Operation of a two-pole squirrel-cage shaded-pole motor showing its rotating magnetic field

==Types==
- Squirrel-cage asynchronous: The most common type of shaded-pole motor in fractional horsepower use has a squirrel-cage rotor that consists of a laminated steel cylinder with conductive copper or aluminum bars embedded lengthwise in its surface, connected at the ends.
- Synchronous permamagnetized uses a magnetized rotor, e.g. a permanent magnet. This rotor rotates synchronously with the rotating magnetic field: if the rotor begins to lag behind the rotating field, driving torque increases and the rotor speeds up slightly until the rotor's position within the rotating field is a point where torque = drag; similarly, if the rotation of the field slows down, the rotor will advance relative to the field, torque will decline, or even become negative, slowing the speed of the rotor until it again reaches a position relative to the field where torque = drag.
Because of this, these motors are often used to drive electric clocks and, occasionally, phonograph turntables. In these applications, the speed of the motor is as accurate as the frequency of the mains power applied to the motor. These motors are also used in electric shavers. Frequently, the rotor and its associated reduction geartrain are encased in an aluminium, copper, or plastic enclosure; the enclosed rotor is driven magnetically through the enclosure. Such geared motors are commonly available with the final output shaft or gear rotating from 600 RPM down to as low as 1/168 revolution per hour (1 revolution per week).
- Synchronous squirrel-cage combines the two, in that the magnetized rotor is provided with a squirrel cage, so that the motor starts like an induction motor, once the rotor is pulled into synchronism with its magnet, the squirrel cage has no current induced in it and so plays no further part in the operation.
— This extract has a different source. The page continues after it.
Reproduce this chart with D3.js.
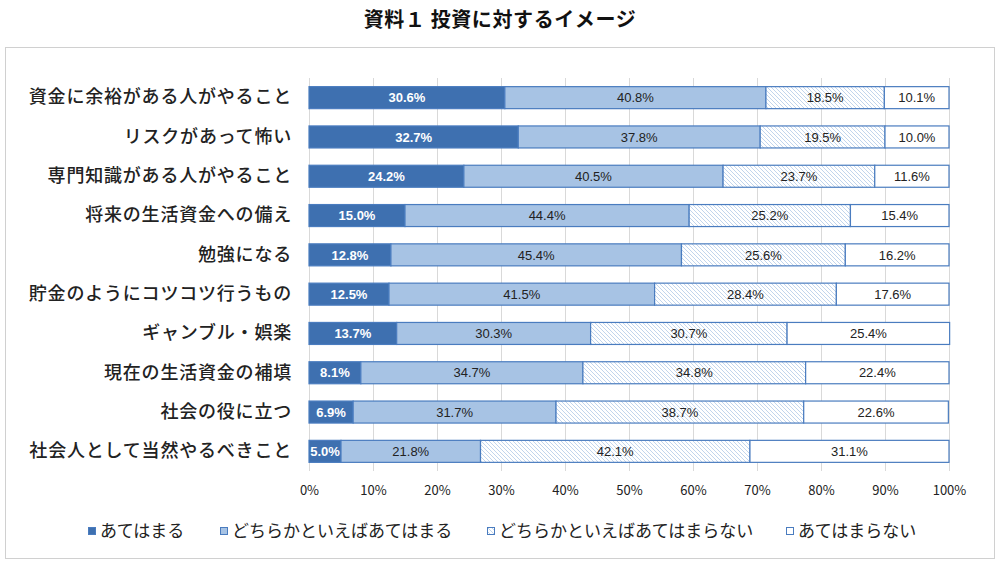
<!DOCTYPE html>
<html><head><meta charset="utf-8">
<script src="https://cdn.jsdelivr.net/npm/d3@7"></script>
<style>body{margin:0;background:#fff;font-family:"Noto Sans CJK JP","Noto Sans",sans-serif;}</style>
</head><body><svg id="c" width="1000" height="564"></svg>
<script>
const title = "資料１ 投資に対するイメージ";
const categories = ["資金に余裕がある人がやること","リスクがあって怖い","専門知識がある人がやること","将来の生活資金への備え","勉強になる","貯金のようにコツコツ行うもの","ギャンブル・娯楽","現在の生活資金の補填","社会の役に立つ","社会人として当然やるべきこと"];
const seriesNames = ["あてはまる","どちらかといえばあてはまる","どちらかといえばあてはまらない","あてはまらない"];
const s1 = [30.6,32.7,24.2,15.0,12.8,12.5,13.7,8.1,6.9,5.0];
const s2 = [40.8,37.8,40.5,44.4,45.4,41.5,30.3,34.7,31.7,21.8];
const s3 = [18.5,19.5,23.7,25.2,25.6,28.4,30.7,34.8,38.7,42.1];
const s4 = [10.1,10.0,11.6,15.4,16.2,17.6,25.4,22.4,22.6,31.1];
const ticks = [0,10,20,30,40,50,60,70,80,90,100];
const series = [s1,s2,s3,s4];

const svg = d3.select("#c");
const defs = svg.append("defs");
const pat = defs.append("pattern").attr("id","hatch").attr("patternUnits","userSpaceOnUse")
  .attr("width",4).attr("height",4);
pat.append("rect").attr("width",4).attr("height",4).attr("fill","#fff");
pat.append("path").attr("d","M-1,-1 L5,5 M-1,3 L1,5 M3,-1 L5,1").attr("stroke","#c2d5ec").attr("stroke-width",1);

const fills = ["#3e70b0","#a7c3e4","url(#hatch)","#ffffff"];
const stroke = "#4a7cbf";

svg.append("text").attr("x",500).attr("y",27).attr("text-anchor","middle")
  .attr("font-size",20).attr("letter-spacing","0.6px").attr("font-weight","bold").attr("fill","#111").text(title);
svg.append("rect").attr("x",5.5).attr("y",47.5).attr("width",989).attr("height",511)
  .attr("fill","none").attr("stroke","#d0d0d0");

const x = d3.scaleLinear().domain([0,100]).range([309,949]);
const y = d3.scaleBand().domain(categories).range([78,471]).paddingInner(0.44).paddingOuter(0.22);

const gx = svg.append("g").attr("transform","translate(0,471)")
  .call(d3.axisBottom(x).tickValues(ticks).tickFormat(d=>d+"%").tickSize(0).tickPadding(15));
gx.select(".domain").remove();
gx.selectAll("text").attr("font-size",13).attr("fill","#222").attr("font-family","'Noto Sans CJK JP',sans-serif");

svg.append("g").selectAll("line").data(ticks).join("line")
  .attr("x1",d=>x(d)+0.5).attr("x2",d=>x(d)+0.5).attr("y1",78).attr("y2",471)
  .attr("stroke","#d9d9d9").attr("stroke-width",1);

categories.forEach((c,i)=>{
  let acc=0;
  series.forEach((s,j)=>{
    const v=s[i];
    svg.append("rect").attr("x",x(acc)).attr("y",y(c)).attr("width",x(acc+v)-x(acc)).attr("height",y.bandwidth())
      .attr("fill",fills[j]).attr("stroke",stroke).attr("stroke-width",1.2);
    svg.append("text").attr("x",(x(acc)+x(acc+v))/2).attr("y",y(c)+y.bandwidth()/2).attr("dy","0.36em")
      .attr("text-anchor","middle").attr("font-size",13)
      .attr("font-weight",j===0?"bold":"normal").attr("fill",j===0?"#fff":"#222")
      .attr("font-family","'Liberation Sans',Arial,sans-serif")
      .text(v.toFixed(1)+"%");
    acc+=v;
  });
});

const gy = svg.append("g").attr("transform","translate(292,0)")
  .call(d3.axisLeft(y).tickSize(0).tickPadding(0));
gy.select(".domain").remove();
gy.selectAll("text").attr("font-size",18).attr("letter-spacing","0.8px").attr("fill","#222").attr("font-weight","500")
  .attr("font-family","'Noto Sans CJK JP',sans-serif");

const leg = svg.append("g");
seriesNames.forEach((n,j)=>{
  const xs=[88,220,487,786][j];
  const g=leg.append("g").attr("transform",`translate(${xs},531)`);
  g.append("rect").attr("x",0.5).attr("y",-3.5).attr("width",7).attr("height",7)
    .attr("fill",fills[j]).attr("stroke",stroke).attr("stroke-width",1);
  g.append("text").attr("x",12).attr("y",0).attr("dy","0.36em").attr("font-size",17)
    .attr("fill","#222").attr("font-family","'Noto Sans CJK JP',sans-serif").text(n);
});
</script></body></html>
==Starting issues and torque limitations==

The power output of shaded pole motors is usually very low. Because there is often no explicit starting mechanism, the rotor of a motor operating from a constant frequency mains supply must be very light so that it is capable of reaching running speed within one cycle of the mains frequency.
A further development dispenses with the shading rings altogether. The application of power gives the magnetised rotor enough of a 'flick' to move it fast enough to establish synchronism. A mechanical means prevents the rotor from starting in the wrong direction. This design will only work satisfactorily if the standstill load is near to zero and has very little inertia. This is similar to the motor used in quartz-timed mechanical clocks.
In more recent times, the use of variable frequency controls permits synchronous motors to start slowly and deliver more torque.